**The exercise**: Without the pictures, write out all the lines below exactly as they appear.
>> START
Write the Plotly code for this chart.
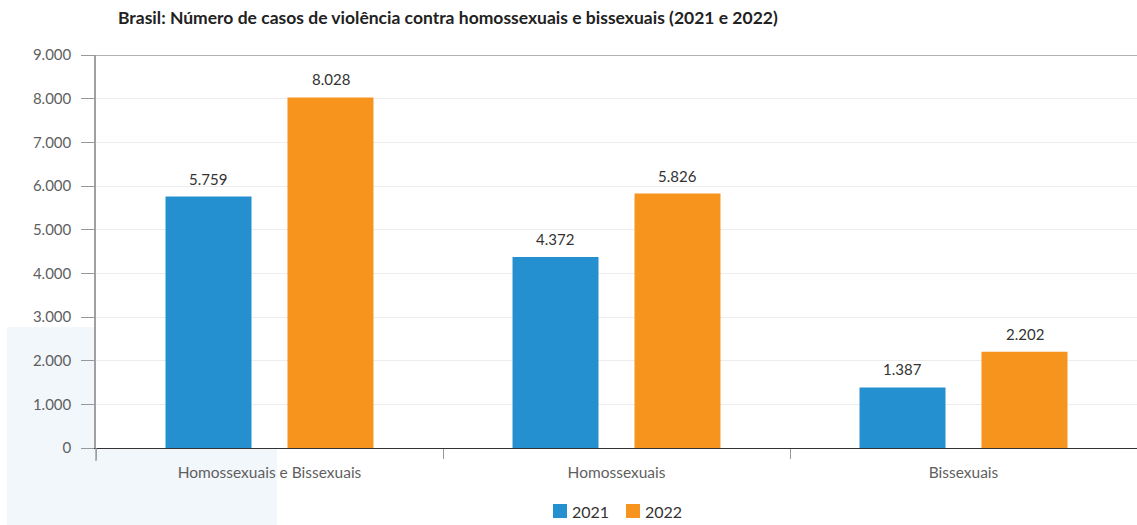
import plotly.graph_objects as go

# Dados
categorias = ["Homossexuais e Bissexuais", "Homossexuais", "Bissexuais"]
casos_2021 = [5759, 4372, 1387]
casos_2022 = [8028, 5826, 2202]
anos = ["2021", "2022"]
y_ticks = [0, 1000, 2000, 3000, 4000, 5000, 6000, 7000, 8000, 9000]

titulo = "Brasil: Número de casos de violência contra homossexuais e bissexuais (2021 e 2022)"

AZUL = "#2590cf"
LARANJA = "#f7941d"
FONTE = "Lato, 'Open Sans', sans-serif"

W, H = 1137, 525
M_L, M_R, M_T, M_B = 96, 0, 55, 77
plot_w = W - M_L - M_R
plot_h = H - M_T - M_B


def px_x(p):
    """Converte pixel horizontal em coordenada 'paper'."""
    return (p - M_L) / plot_w


def px_y(p):
    """Converte pixel vertical em coordenada 'paper'."""
    return (H - M_B - p) / plot_h


fig = go.Figure()
for ano, valores, cor in zip(anos, [casos_2021, casos_2022], [AZUL, LARANJA]):
    fig.add_trace(go.Bar(
        x=categorias, y=valores, name=ano,
        marker=dict(color=cor, line=dict(width=0)),
        hoverinfo="x+y", showlegend=False,
    ))

# Rótulos de valor acima de cada barra
cat_w = plot_w / len(categorias)
desloc = cat_w * 0.176
for valores, sx in [(casos_2021, -desloc), (casos_2022, desloc)]:
    for cat, v in zip(categorias, valores):
        fig.add_annotation(
            x=cat, y=v, xref="x", yref="y", text=f"{v:,}".replace(",", "."),
            showarrow=False, xshift=sx, yshift=18, yanchor="middle",
            font=dict(family=FONTE, size=15, color="#333333"),
        )

# Faixa decorativa azul-clara no canto inferior esquerdo
fig.add_shape(type="rect", xref="paper", yref="paper", layer="below",
              x0=px_x(7), x1=px_x(277), y0=px_y(530), y1=px_y(327),
              fillcolor="#f2f7fb", line=dict(width=0))
fig.add_shape(type="rect", xref="paper", yref="paper", layer="below",
              x0=0, x1=1, y0=0, y1=1, fillcolor="white", line=dict(width=0))
# Linha superior em 9.000 (estende-se até o traço do eixo)
fig.add_shape(type="line", xref="paper", yref="y", x0=px_x(82), x1=1, y0=9000, y1=9000,
              line=dict(color="#9a9a9a", width=1.5))
# Prolongamento do eixo y abaixo do zero
fig.add_shape(type="line", xref="paper", yref="paper", x0=0, x1=0, y0=0, y1=px_y(461),
              line=dict(color="#a0a0a0", width=1.5))

# Legenda desenhada manualmente
legenda = [(anos[0], AZUL, 553), (anos[1], LARANJA, 626)]
for rotulo, cor, x_px in legenda:
    fig.add_shape(type="rect", xref="paper", yref="paper",
                  x0=px_x(x_px), x1=px_x(x_px + 14), y0=px_y(518), y1=px_y(504),
                  fillcolor=cor, line=dict(width=0))
    fig.add_annotation(x=px_x(x_px + 17), y=px_y(511), xref="paper", yref="paper",
                       text=rotulo, showarrow=False, xanchor="left", yanchor="middle",
                       font=dict(family=FONTE, size=16, color="#333333"))

fig.update_layout(
    width=W, height=H,
    margin=dict(l=M_L, r=M_R, t=M_T, b=M_B),
    paper_bgcolor="white", plot_bgcolor="rgba(0,0,0,0)",
    separators=",.",
    barmode="group", bargap=0.297, bargroupgap=0.295,
    title=dict(text=f"<b>{titulo}</b>", xref="container", yref="container",
               x=118 / W, y=1 - 18 / H, xanchor="left", yanchor="middle",
               font=dict(family=FONTE, size=17.5, color="#222222")),
    showlegend=False,
)

fig.update_xaxes(
    range=[-0.5, 2.5], tickson="boundaries", ticks="outside", ticklen=10,
    tickcolor="#999999", showline=True, linecolor="#333333", linewidth=1.2,
    showgrid=False, tickfont=dict(family=FONTE, size=15.5, color="#5f5f5f"),
    ticklabelstandoff=10, fixedrange=True,
)
fig.update_yaxes(
    range=[0, 9000], tickvals=y_ticks, tickformat=",.0f",
    ticks="outside", ticklen=13, tickcolor="#999999",
    showline=True, linecolor="#a0a0a0", linewidth=1.5,
    showgrid=True, gridcolor="#ececec", gridwidth=1, zeroline=False,
    tickfont=dict(family=FONTE, size=15, color="#5f5f5f"),
    ticklabelstandoff=7, fixedrange=True,
)

fig.write_html("out.html")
>> END
**Result for this task**:
Write the Plotly code for this chart.
import plotly.graph_objects as go

# Dados
categorias = ["Homossexuais e Bissexuais", "Homossexuais", "Bissexuais"]
casos_2021 = [5759, 4372, 1387]
casos_2022 = [8028, 5826, 2202]
anos = ["2021", "2022"]
y_ticks = [0, 1000, 2000, 3000, 4000, 5000, 6000, 7000, 8000, 9000]

titulo = "Brasil: Número de casos de violência contra homossexuais e bissexuais (2021 e 2022)"

AZUL = "#2590cf"
LARANJA = "#f7941d"
FONTE = "Lato, 'Open Sans', sans-serif"

W, H = 1137, 525
M_L, M_R, M_T, M_B = 96, 0, 55, 77
plot_w = W - M_L - M_R
plot_h = H - M_T - M_B


def px_x(p):
    """Converte pixel horizontal em coordenada 'paper'."""
    return (p - M_L) / plot_w


def px_y(p):
    """Converte pixel vertical em coordenada 'paper'."""
    return (H - M_B - p) / plot_h


fig = go.Figure()
for ano, valores, cor in zip(anos, [casos_2021, casos_2022], [AZUL, LARANJA]):
    fig.add_trace(go.Bar(
        x=categorias, y=valores, name=ano,
        marker=dict(color=cor, line=dict(width=0)),
        hoverinfo="x+y", showlegend=False,
    ))

# Rótulos de valor acima de cada barra
cat_w = plot_w / len(categorias)
desloc = cat_w * 0.176
for valores, sx in [(casos_2021, -desloc), (casos_2022, desloc)]:
    for cat, v in zip(categorias, valores):
        fig.add_annotation(
            x=cat, y=v, xref="x", yref="y", text=f"{v:,}".replace(",", "."),
            showarrow=False, xshift=sx, yshift=18, yanchor="middle",
            font=dict(family=FONTE, size=15, color="#333333"),
        )

# Faixa decorativa azul-clara no canto inferior esquerdo
fig.add_shape(type="rect", xref="paper", yref="paper", layer="below",
              x0=px_x(7), x1=px_x(277), y0=px_y(530), y1=px_y(327),
              fillcolor="#f2f7fb", line=dict(width=0))
fig.add_shape(type="rect", xref="paper", yref="paper", layer="below",
              x0=0, x1=1, y0=0, y1=1, fillcolor="white", line=dict(width=0))
# Linha superior em 9.000 (estende-se até o traço do eixo)
fig.add_shape(type="line", xref="paper", yref="y", x0=px_x(82), x1=1, y0=9000, y1=9000,
              line=dict(color="#9a9a9a", width=1.5))
# Prolongamento do eixo y abaixo do zero
fig.add_shape(type="line", xref="paper", yref="paper", x0=0, x1=0, y0=0, y1=px_y(461),
              line=dict(color="#a0a0a0", width=1.5))

# Legenda desenhada manualmente
legenda = [(anos[0], AZUL, 553), (anos[1], LARANJA, 626)]
for rotulo, cor, x_px in legenda:
    fig.add_shape(type="rect", xref="paper", yref="paper",
                  x0=px_x(x_px), x1=px_x(x_px + 14), y0=px_y(518), y1=px_y(504),
                  fillcolor=cor, line=dict(width=0))
    fig.add_annotation(x=px_x(x_px + 17), y=px_y(511), xref="paper", yref="paper",
                       text=rotulo, showarrow=False, xanchor="left", yanchor="middle",
                       font=dict(family=FONTE, size=16, color="#333333"))

fig.update_layout(
    width=W, height=H,
    margin=dict(l=M_L, r=M_R, t=M_T, b=M_B),
    paper_bgcolor="white", plot_bgcolor="rgba(0,0,0,0)",
    separators=",.",
    barmode="group", bargap=0.297, bargroupgap=0.295,
    title=dict(text=f"<b>{titulo}</b>", xref="container", yref="container",
               x=118 / W, y=1 - 18 / H, xanchor="left", yanchor="middle",
               font=dict(family=FONTE, size=17.5, color="#222222")),
    showlegend=False,
)

fig.update_xaxes(
    range=[-0.5, 2.5], tickson="boundaries", ticks="outside", ticklen=10,
    tickcolor="#999999", showline=True, linecolor="#333333", linewidth=1.2,
    showgrid=False, tickfont=dict(family=FONTE, size=15.5, color="#5f5f5f"),
    ticklabelstandoff=10, fixedrange=True,
)
fig.update_yaxes(
    range=[0, 9000], tickvals=y_ticks, tickformat=",.0f",
    ticks="outside", ticklen=13, tickcolor="#999999",
    showline=True, linecolor="#a0a0a0", linewidth=1.5,
    showgrid=True, gridcolor="#ececec", gridwidth=1, zeroline=False,
    tickfont=dict(family=FONTE, size=15, color="#5f5f5f"),
    ticklabelstandoff=7, fixedrange=True,
)

fig.write_html("out.html")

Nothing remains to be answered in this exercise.